=== Provided entries ===

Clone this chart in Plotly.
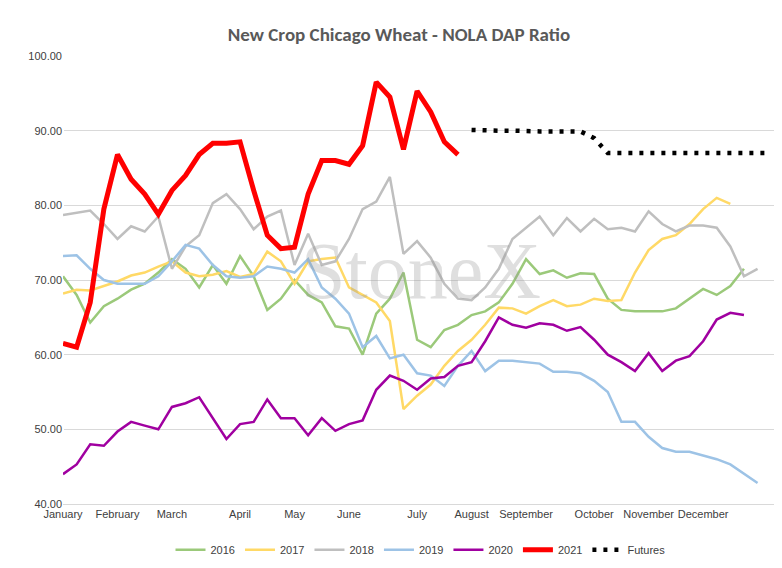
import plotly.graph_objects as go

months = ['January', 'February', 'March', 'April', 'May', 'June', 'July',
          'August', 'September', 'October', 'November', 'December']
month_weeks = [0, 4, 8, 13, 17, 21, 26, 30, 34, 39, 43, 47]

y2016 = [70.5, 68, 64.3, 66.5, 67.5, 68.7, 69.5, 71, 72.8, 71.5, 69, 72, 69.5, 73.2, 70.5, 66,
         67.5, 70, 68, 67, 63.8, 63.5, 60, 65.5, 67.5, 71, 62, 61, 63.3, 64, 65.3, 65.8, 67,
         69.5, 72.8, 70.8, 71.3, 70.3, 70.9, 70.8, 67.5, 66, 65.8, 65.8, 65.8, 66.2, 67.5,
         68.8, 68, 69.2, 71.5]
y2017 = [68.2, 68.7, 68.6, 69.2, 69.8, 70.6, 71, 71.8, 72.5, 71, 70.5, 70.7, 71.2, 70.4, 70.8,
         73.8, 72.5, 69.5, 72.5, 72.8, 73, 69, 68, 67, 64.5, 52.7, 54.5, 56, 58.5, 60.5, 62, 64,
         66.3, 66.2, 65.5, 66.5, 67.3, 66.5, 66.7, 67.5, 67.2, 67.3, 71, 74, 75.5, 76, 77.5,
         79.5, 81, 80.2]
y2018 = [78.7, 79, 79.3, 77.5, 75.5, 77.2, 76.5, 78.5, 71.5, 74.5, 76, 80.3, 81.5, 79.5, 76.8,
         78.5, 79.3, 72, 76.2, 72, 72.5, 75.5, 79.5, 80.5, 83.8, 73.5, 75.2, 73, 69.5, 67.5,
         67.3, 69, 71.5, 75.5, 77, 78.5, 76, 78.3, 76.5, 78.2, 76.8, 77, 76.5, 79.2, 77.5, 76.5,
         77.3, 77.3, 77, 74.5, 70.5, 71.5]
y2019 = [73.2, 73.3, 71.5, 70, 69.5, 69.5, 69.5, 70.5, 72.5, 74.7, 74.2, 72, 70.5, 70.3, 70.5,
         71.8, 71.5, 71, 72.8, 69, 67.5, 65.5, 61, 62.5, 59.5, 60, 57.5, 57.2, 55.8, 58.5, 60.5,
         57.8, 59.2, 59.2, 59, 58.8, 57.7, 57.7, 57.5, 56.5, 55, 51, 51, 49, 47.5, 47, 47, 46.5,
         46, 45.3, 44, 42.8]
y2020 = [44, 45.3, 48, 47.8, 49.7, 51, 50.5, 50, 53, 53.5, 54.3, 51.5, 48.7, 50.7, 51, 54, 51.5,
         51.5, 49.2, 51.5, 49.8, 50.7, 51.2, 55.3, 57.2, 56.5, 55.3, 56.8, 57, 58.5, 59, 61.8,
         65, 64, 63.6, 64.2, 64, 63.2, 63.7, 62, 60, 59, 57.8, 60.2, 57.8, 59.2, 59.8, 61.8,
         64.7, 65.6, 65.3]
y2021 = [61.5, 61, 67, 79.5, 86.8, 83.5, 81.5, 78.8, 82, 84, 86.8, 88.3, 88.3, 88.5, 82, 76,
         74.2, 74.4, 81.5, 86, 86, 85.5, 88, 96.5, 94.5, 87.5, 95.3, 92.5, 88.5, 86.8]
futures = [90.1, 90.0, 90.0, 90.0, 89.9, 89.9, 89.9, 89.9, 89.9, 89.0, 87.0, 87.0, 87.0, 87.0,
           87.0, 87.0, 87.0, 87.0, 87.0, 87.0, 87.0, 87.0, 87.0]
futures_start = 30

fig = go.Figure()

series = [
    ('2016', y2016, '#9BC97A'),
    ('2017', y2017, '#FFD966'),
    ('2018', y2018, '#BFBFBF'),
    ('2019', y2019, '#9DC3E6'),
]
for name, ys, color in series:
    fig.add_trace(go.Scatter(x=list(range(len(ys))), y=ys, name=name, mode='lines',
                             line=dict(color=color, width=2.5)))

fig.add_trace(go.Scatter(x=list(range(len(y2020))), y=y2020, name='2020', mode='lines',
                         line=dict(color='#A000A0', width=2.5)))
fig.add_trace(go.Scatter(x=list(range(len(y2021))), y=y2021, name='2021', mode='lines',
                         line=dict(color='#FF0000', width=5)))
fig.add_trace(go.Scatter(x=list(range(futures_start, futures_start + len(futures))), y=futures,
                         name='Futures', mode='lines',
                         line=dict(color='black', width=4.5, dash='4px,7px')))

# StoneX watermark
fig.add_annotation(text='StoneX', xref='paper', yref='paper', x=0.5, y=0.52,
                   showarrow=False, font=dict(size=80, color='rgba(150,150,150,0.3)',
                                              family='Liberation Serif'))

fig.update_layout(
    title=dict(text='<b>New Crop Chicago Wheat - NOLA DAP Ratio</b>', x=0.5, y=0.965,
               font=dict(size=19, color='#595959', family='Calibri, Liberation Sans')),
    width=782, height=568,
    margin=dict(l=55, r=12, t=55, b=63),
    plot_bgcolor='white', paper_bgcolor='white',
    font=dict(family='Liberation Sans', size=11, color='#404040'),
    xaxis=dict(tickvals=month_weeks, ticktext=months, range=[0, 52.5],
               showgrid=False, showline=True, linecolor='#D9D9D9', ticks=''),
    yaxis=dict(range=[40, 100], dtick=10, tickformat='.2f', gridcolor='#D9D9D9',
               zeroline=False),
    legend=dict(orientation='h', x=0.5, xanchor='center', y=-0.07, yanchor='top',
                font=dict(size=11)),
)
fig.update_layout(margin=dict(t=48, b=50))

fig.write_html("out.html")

===
=== Provided entries ===

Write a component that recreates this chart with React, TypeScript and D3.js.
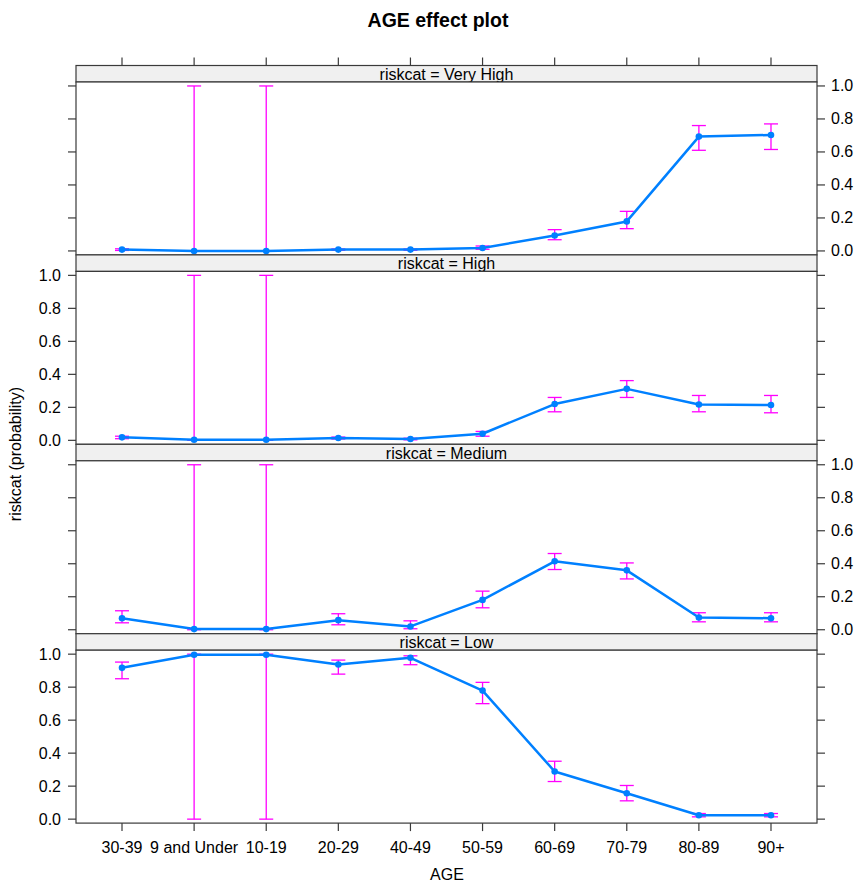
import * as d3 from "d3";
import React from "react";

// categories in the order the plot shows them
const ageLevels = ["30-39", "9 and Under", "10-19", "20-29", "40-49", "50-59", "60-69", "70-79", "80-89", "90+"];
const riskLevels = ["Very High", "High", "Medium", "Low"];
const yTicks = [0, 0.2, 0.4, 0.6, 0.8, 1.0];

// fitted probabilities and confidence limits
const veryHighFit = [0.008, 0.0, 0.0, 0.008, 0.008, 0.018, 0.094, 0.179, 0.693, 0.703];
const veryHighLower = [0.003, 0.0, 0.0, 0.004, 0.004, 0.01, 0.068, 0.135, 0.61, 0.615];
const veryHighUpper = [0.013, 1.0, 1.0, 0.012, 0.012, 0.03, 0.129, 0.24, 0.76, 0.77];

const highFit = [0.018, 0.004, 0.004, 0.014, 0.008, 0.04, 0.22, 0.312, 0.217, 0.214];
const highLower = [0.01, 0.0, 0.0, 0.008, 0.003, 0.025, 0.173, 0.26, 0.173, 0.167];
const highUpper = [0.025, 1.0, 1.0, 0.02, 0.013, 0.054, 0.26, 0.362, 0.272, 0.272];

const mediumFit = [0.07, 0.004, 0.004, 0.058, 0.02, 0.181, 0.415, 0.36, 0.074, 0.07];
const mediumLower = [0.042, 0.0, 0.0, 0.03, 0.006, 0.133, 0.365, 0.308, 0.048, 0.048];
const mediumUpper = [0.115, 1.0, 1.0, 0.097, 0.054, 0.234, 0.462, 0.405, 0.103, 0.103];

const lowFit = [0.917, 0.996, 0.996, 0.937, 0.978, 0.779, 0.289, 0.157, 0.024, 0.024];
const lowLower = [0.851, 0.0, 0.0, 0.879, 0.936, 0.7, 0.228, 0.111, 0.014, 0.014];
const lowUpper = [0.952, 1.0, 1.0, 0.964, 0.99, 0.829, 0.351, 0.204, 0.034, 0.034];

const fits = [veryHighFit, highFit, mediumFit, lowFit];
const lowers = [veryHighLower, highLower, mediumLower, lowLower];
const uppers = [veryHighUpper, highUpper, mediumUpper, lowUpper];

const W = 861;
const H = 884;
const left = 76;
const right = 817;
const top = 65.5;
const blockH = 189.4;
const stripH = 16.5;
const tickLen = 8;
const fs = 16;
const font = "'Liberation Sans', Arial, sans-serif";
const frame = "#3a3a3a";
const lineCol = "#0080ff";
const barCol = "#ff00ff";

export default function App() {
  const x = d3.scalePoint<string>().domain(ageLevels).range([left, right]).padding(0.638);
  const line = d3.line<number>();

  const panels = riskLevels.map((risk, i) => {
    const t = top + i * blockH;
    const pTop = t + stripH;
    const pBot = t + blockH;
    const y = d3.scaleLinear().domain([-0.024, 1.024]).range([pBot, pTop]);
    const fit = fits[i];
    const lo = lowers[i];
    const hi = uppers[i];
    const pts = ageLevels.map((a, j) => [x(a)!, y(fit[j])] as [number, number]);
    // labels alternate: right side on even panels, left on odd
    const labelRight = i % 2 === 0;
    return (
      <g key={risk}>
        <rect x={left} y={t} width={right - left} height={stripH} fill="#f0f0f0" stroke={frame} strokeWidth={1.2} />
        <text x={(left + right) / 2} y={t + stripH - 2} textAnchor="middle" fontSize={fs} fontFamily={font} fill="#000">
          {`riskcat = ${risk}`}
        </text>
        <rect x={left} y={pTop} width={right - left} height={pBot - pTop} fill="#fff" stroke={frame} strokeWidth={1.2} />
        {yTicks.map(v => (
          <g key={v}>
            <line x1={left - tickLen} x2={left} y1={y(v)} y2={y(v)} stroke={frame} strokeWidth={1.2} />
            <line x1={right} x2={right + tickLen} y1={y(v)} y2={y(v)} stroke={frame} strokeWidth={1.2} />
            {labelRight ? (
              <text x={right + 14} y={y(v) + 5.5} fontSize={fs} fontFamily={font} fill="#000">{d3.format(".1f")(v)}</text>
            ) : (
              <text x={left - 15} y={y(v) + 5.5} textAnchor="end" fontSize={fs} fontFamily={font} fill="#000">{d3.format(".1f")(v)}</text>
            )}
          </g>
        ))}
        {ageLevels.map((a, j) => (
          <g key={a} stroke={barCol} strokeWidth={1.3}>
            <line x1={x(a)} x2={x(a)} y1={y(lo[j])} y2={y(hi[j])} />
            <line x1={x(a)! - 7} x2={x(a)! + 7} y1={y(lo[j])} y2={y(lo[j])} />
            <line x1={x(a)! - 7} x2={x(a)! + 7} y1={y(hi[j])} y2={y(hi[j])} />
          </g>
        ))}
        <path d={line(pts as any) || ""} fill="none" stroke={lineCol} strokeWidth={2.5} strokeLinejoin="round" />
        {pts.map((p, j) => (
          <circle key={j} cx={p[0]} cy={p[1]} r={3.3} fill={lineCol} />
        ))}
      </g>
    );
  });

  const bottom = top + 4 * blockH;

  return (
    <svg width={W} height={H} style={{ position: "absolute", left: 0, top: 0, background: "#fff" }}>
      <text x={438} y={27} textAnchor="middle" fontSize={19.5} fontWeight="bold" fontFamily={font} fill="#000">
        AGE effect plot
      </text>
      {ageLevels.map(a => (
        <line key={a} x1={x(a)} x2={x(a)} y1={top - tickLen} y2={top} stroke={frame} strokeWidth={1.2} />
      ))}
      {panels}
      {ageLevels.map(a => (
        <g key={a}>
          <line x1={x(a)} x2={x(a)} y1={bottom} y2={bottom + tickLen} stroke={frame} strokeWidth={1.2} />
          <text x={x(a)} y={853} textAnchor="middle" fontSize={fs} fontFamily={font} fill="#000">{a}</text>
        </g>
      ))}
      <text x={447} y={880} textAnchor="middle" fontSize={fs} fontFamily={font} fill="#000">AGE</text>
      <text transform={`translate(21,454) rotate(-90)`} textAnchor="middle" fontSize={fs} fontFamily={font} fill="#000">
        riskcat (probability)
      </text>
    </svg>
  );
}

===
=== Provided entries ===

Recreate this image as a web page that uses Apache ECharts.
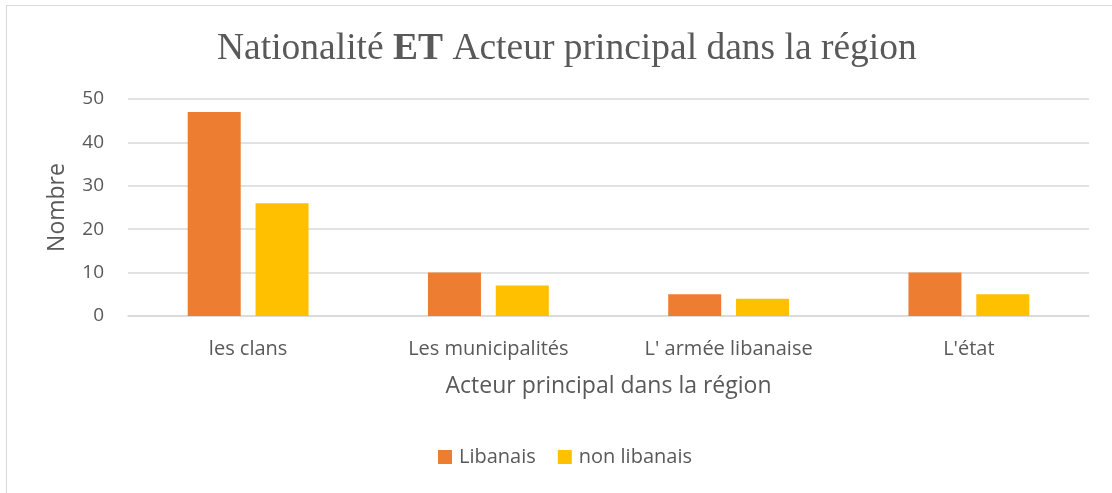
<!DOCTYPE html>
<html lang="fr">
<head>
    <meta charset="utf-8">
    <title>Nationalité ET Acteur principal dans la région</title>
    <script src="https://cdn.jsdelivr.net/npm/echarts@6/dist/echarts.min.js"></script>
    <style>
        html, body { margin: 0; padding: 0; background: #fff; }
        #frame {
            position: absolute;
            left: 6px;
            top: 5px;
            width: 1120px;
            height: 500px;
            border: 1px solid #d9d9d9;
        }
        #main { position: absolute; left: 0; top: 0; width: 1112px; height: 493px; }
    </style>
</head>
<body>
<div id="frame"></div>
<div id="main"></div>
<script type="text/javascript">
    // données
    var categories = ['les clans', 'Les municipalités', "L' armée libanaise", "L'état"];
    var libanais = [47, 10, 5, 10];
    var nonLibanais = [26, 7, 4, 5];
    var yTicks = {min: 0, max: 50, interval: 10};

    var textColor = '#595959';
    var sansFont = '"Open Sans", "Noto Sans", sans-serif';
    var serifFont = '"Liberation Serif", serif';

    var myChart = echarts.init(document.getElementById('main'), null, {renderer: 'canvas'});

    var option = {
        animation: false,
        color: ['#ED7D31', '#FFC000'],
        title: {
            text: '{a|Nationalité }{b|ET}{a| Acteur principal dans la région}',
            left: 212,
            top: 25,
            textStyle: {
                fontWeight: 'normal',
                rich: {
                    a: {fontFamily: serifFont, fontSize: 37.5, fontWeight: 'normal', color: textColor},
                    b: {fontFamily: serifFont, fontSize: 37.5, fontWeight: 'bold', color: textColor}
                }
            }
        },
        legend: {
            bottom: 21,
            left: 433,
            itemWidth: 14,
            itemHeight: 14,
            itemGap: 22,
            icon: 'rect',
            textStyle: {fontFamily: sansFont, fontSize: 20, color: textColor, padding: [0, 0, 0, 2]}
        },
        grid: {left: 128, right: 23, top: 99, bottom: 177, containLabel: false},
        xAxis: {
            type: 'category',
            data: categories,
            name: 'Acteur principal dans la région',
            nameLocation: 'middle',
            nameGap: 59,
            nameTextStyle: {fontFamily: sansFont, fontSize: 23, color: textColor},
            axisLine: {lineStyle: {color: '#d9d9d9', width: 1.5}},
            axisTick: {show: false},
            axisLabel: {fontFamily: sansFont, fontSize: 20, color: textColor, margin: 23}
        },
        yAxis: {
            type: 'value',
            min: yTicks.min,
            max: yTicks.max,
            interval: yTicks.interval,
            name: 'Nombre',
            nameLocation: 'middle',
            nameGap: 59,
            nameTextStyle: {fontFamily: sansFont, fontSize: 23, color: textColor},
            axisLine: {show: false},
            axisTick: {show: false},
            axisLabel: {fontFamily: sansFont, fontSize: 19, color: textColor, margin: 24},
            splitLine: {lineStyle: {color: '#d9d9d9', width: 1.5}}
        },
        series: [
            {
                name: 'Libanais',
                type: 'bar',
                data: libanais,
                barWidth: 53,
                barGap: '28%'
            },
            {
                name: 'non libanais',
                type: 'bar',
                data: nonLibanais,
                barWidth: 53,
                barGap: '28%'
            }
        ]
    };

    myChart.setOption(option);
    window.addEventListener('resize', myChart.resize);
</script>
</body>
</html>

===

§ Aim of the task
From the data above, copy out every line with the string "this" in it.

§ Reply to the exercise
Clone this chart in Plotly.
Write a component that recreates this chart with React, TypeScript and D3.js.
Recreate this image as a web page that uses Apache ECharts.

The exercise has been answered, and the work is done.